The input.
★ ★ ★
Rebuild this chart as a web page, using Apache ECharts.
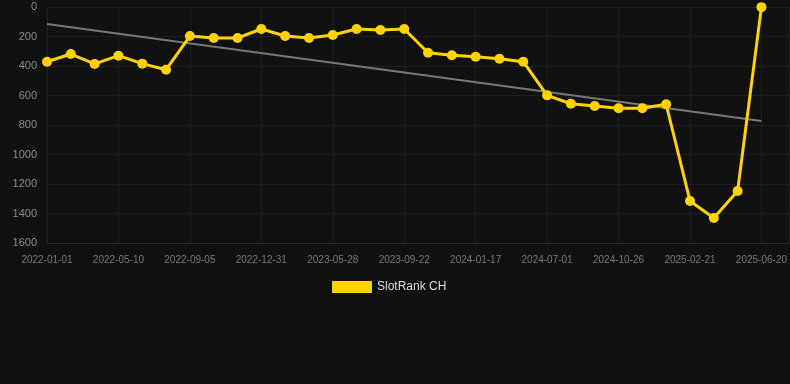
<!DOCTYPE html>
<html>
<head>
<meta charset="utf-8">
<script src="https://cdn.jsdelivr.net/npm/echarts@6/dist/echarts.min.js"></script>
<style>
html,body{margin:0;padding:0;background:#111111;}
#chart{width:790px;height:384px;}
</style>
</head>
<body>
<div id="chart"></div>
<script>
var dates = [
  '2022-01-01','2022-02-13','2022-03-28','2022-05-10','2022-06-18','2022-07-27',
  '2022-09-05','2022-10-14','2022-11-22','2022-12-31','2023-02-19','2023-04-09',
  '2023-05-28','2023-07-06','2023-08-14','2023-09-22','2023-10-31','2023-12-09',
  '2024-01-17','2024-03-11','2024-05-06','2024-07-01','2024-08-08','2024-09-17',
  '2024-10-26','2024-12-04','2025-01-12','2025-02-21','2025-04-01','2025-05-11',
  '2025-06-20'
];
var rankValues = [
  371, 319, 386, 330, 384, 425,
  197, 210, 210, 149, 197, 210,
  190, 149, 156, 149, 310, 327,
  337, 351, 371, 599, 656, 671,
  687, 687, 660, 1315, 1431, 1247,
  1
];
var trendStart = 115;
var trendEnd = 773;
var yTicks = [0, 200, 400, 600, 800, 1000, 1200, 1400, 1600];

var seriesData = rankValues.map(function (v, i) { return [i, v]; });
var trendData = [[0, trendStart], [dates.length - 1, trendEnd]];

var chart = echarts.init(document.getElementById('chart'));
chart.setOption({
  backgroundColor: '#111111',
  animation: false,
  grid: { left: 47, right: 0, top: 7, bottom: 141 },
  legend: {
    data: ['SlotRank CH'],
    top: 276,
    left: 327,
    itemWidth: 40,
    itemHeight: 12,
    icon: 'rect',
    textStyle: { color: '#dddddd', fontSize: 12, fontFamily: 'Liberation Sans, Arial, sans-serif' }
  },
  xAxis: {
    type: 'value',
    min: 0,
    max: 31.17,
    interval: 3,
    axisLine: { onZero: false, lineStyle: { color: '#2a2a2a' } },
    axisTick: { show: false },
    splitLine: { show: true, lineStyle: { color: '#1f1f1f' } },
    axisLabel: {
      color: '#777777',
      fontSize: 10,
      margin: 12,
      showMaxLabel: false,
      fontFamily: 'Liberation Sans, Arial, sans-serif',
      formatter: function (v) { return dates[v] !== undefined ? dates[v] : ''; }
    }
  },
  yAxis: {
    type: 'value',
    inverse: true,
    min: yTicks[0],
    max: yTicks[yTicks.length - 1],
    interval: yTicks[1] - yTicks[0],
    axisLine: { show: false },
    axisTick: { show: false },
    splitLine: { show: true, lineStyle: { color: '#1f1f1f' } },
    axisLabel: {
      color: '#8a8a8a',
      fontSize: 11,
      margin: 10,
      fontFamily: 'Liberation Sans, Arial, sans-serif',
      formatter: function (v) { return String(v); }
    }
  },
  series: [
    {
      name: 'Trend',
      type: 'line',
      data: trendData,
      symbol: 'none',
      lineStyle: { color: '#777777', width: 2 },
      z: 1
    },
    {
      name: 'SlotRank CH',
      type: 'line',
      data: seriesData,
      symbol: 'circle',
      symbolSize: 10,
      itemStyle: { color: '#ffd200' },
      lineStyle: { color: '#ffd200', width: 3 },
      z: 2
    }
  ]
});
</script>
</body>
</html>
★ ★ ★
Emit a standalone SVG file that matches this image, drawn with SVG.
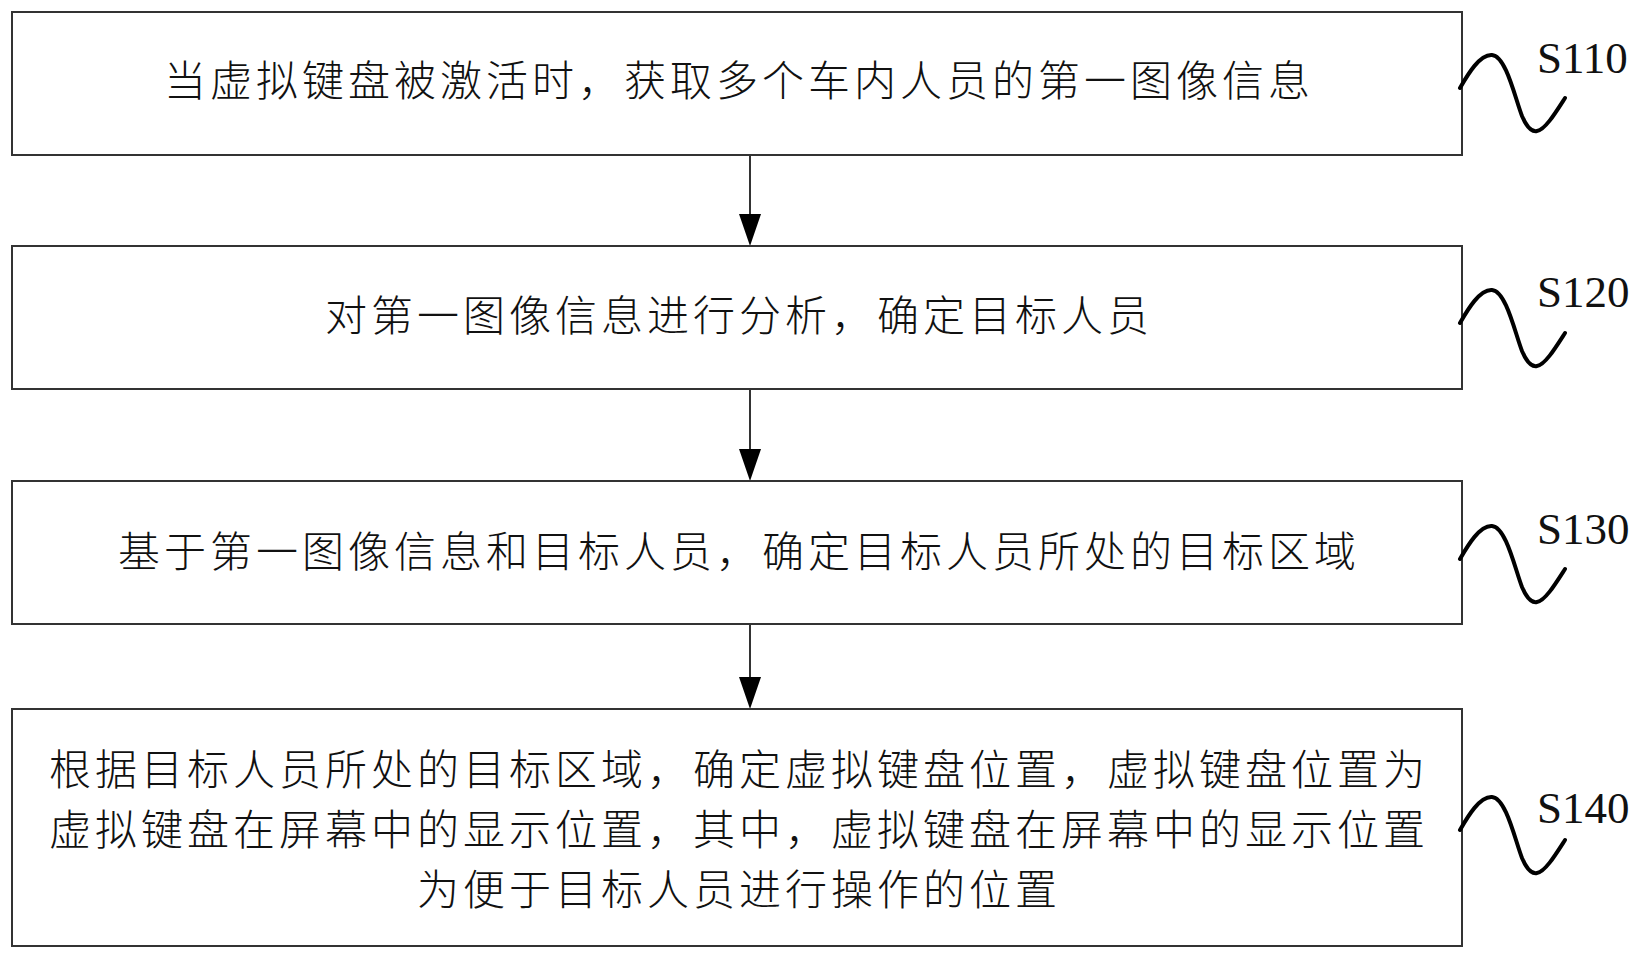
★ ★ ★
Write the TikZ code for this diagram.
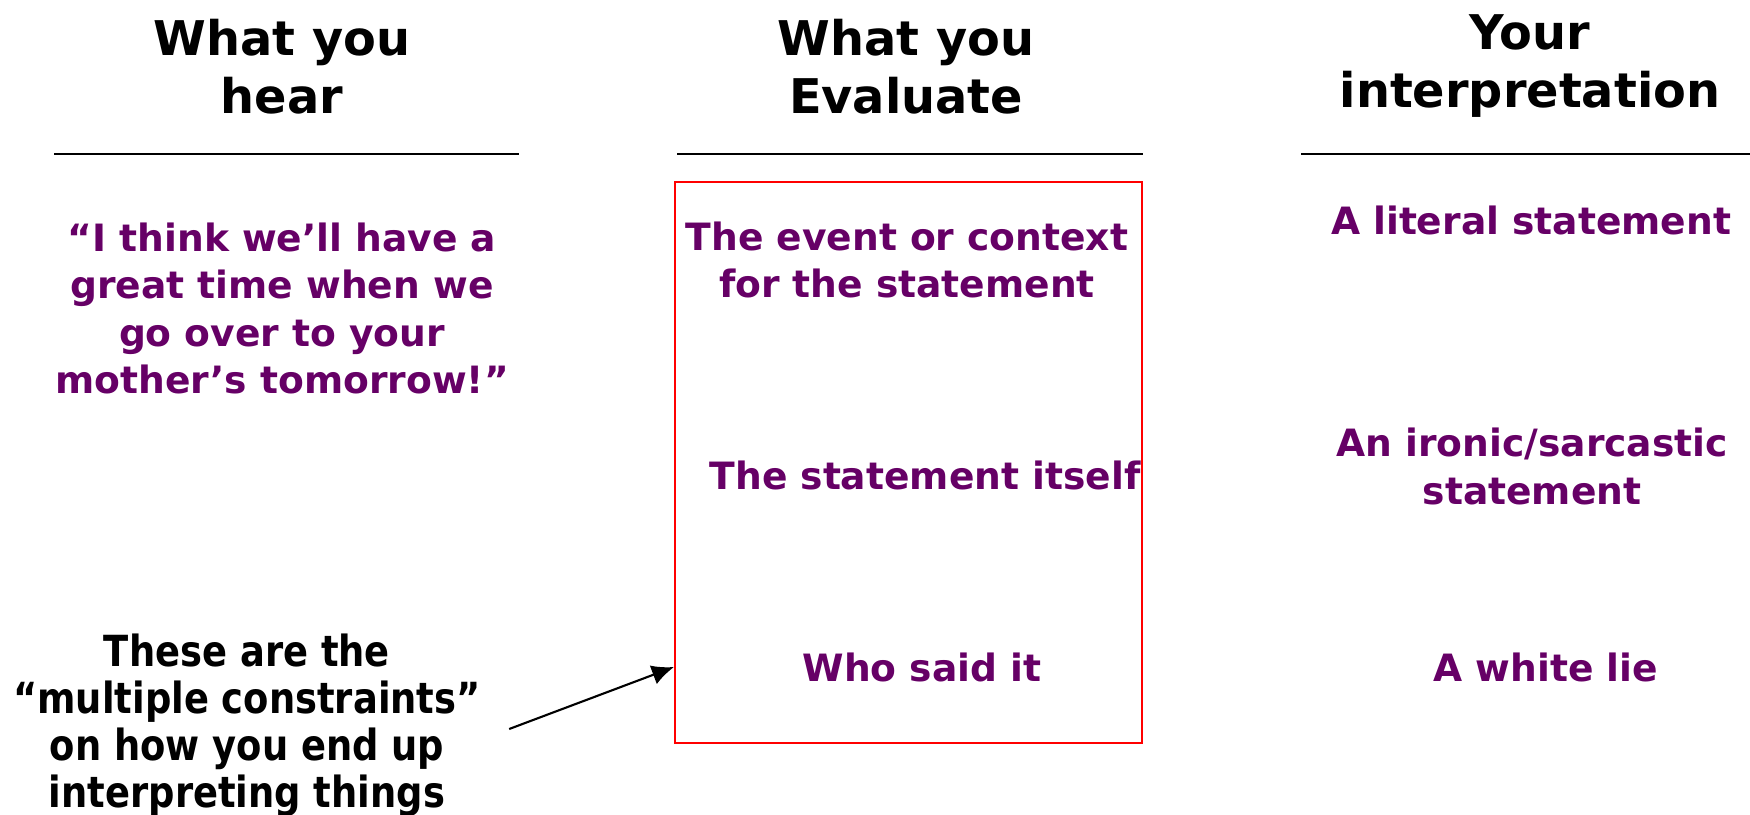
★ ★ ★
Written request. Check each line above for the word "this" and say how many have it, with nothing else.

Output of the exercise. 3